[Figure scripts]
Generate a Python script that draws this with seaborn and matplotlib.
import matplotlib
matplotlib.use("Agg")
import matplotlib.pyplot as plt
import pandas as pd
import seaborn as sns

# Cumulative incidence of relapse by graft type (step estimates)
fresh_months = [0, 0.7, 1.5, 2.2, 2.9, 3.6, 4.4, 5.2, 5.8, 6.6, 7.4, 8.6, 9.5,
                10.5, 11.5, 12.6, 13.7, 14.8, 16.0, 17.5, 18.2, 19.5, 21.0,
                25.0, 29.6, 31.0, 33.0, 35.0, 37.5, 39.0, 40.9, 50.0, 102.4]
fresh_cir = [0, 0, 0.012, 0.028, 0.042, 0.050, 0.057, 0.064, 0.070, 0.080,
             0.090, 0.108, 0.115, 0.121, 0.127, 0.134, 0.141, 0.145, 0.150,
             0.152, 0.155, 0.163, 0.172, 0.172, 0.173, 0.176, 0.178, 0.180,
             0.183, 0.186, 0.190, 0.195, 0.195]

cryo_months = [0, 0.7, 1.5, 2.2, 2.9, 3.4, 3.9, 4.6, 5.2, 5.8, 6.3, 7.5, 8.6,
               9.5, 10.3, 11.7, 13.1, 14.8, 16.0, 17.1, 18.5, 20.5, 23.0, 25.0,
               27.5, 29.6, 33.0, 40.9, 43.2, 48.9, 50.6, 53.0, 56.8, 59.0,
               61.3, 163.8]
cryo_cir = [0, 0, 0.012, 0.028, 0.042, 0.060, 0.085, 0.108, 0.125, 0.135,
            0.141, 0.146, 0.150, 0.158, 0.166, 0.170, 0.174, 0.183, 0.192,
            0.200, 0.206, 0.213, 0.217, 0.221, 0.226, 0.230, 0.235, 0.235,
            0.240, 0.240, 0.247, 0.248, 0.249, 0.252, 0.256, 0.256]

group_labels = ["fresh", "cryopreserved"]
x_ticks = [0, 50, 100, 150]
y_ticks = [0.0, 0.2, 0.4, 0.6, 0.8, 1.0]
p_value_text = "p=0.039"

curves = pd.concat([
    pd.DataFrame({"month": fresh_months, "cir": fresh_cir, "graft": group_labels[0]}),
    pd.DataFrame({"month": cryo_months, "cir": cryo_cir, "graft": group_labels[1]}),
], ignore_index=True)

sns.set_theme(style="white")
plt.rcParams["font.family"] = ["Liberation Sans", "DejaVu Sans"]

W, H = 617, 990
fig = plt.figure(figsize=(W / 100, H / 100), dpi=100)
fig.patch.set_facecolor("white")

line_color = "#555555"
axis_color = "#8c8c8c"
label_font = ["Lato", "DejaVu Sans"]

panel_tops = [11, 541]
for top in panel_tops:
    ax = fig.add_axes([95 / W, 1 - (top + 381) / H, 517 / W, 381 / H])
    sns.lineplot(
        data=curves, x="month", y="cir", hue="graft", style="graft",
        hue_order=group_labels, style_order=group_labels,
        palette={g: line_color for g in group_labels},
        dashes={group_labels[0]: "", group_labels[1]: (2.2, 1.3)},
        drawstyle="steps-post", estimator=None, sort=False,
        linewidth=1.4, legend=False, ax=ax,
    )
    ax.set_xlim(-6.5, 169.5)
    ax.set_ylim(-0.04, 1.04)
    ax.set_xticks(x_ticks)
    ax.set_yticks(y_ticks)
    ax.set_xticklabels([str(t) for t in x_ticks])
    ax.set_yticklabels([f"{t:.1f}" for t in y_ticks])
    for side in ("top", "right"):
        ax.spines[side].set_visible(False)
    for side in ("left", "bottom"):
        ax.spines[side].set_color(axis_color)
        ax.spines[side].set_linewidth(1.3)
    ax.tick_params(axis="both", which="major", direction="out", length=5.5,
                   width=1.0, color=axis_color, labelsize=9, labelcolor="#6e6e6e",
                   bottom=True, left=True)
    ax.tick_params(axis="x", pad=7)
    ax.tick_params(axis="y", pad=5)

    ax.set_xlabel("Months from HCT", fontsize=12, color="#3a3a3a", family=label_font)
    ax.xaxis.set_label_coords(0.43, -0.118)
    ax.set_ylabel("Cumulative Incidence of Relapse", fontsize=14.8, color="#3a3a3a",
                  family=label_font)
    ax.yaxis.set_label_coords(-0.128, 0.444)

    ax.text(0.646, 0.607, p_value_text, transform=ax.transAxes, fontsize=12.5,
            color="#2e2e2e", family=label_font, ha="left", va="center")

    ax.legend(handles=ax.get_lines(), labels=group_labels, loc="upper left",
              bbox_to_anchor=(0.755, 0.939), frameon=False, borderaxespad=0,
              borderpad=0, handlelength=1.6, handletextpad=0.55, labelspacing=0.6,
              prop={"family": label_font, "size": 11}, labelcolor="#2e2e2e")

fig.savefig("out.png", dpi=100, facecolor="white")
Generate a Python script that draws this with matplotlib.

■ **Given problem**: Reproduce the data shown above exactly.

■ **Reply to the task**:
Generate a Python script that draws this with seaborn and matplotlib.
import matplotlib
matplotlib.use("Agg")
import matplotlib.pyplot as plt
import pandas as pd
import seaborn as sns

# Cumulative incidence of relapse by graft type (step estimates)
fresh_months = [0, 0.7, 1.5, 2.2, 2.9, 3.6, 4.4, 5.2, 5.8, 6.6, 7.4, 8.6, 9.5,
                10.5, 11.5, 12.6, 13.7, 14.8, 16.0, 17.5, 18.2, 19.5, 21.0,
                25.0, 29.6, 31.0, 33.0, 35.0, 37.5, 39.0, 40.9, 50.0, 102.4]
fresh_cir = [0, 0, 0.012, 0.028, 0.042, 0.050, 0.057, 0.064, 0.070, 0.080,
             0.090, 0.108, 0.115, 0.121, 0.127, 0.134, 0.141, 0.145, 0.150,
             0.152, 0.155, 0.163, 0.172, 0.172, 0.173, 0.176, 0.178, 0.180,
             0.183, 0.186, 0.190, 0.195, 0.195]

cryo_months = [0, 0.7, 1.5, 2.2, 2.9, 3.4, 3.9, 4.6, 5.2, 5.8, 6.3, 7.5, 8.6,
               9.5, 10.3, 11.7, 13.1, 14.8, 16.0, 17.1, 18.5, 20.5, 23.0, 25.0,
               27.5, 29.6, 33.0, 40.9, 43.2, 48.9, 50.6, 53.0, 56.8, 59.0,
               61.3, 163.8]
cryo_cir = [0, 0, 0.012, 0.028, 0.042, 0.060, 0.085, 0.108, 0.125, 0.135,
            0.141, 0.146, 0.150, 0.158, 0.166, 0.170, 0.174, 0.183, 0.192,
            0.200, 0.206, 0.213, 0.217, 0.221, 0.226, 0.230, 0.235, 0.235,
            0.240, 0.240, 0.247, 0.248, 0.249, 0.252, 0.256, 0.256]

group_labels = ["fresh", "cryopreserved"]
x_ticks = [0, 50, 100, 150]
y_ticks = [0.0, 0.2, 0.4, 0.6, 0.8, 1.0]
p_value_text = "p=0.039"

curves = pd.concat([
    pd.DataFrame({"month": fresh_months, "cir": fresh_cir, "graft": group_labels[0]}),
    pd.DataFrame({"month": cryo_months, "cir": cryo_cir, "graft": group_labels[1]}),
], ignore_index=True)

sns.set_theme(style="white")
plt.rcParams["font.family"] = ["Liberation Sans", "DejaVu Sans"]

W, H = 617, 990
fig = plt.figure(figsize=(W / 100, H / 100), dpi=100)
fig.patch.set_facecolor("white")

line_color = "#555555"
axis_color = "#8c8c8c"
label_font = ["Lato", "DejaVu Sans"]

panel_tops = [11, 541]
for top in panel_tops:
    ax = fig.add_axes([95 / W, 1 - (top + 381) / H, 517 / W, 381 / H])
    sns.lineplot(
        data=curves, x="month", y="cir", hue="graft", style="graft",
        hue_order=group_labels, style_order=group_labels,
        palette={g: line_color for g in group_labels},
        dashes={group_labels[0]: "", group_labels[1]: (2.2, 1.3)},
        drawstyle="steps-post", estimator=None, sort=False,
        linewidth=1.4, legend=False, ax=ax,
    )
    ax.set_xlim(-6.5, 169.5)
    ax.set_ylim(-0.04, 1.04)
    ax.set_xticks(x_ticks)
    ax.set_yticks(y_ticks)
    ax.set_xticklabels([str(t) for t in x_ticks])
    ax.set_yticklabels([f"{t:.1f}" for t in y_ticks])
    for side in ("top", "right"):
        ax.spines[side].set_visible(False)
    for side in ("left", "bottom"):
        ax.spines[side].set_color(axis_color)
        ax.spines[side].set_linewidth(1.3)
    ax.tick_params(axis="both", which="major", direction="out", length=5.5,
                   width=1.0, color=axis_color, labelsize=9, labelcolor="#6e6e6e",
                   bottom=True, left=True)
    ax.tick_params(axis="x", pad=7)
    ax.tick_params(axis="y", pad=5)

    ax.set_xlabel("Months from HCT", fontsize=12, color="#3a3a3a", family=label_font)
    ax.xaxis.set_label_coords(0.43, -0.118)
    ax.set_ylabel("Cumulative Incidence of Relapse", fontsize=14.8, color="#3a3a3a",
                  family=label_font)
    ax.yaxis.set_label_coords(-0.128, 0.444)

    ax.text(0.646, 0.607, p_value_text, transform=ax.transAxes, fontsize=12.5,
            color="#2e2e2e", family=label_font, ha="left", va="center")

    ax.legend(handles=ax.get_lines(), labels=group_labels, loc="upper left",
              bbox_to_anchor=(0.755, 0.939), frameon=False, borderaxespad=0,
              borderpad=0, handlelength=1.6, handletextpad=0.55, labelspacing=0.6,
              prop={"family": label_font, "size": 11}, labelcolor="#2e2e2e")

fig.savefig("out.png", dpi=100, facecolor="white")
Generate a Python script that draws this with matplotlib.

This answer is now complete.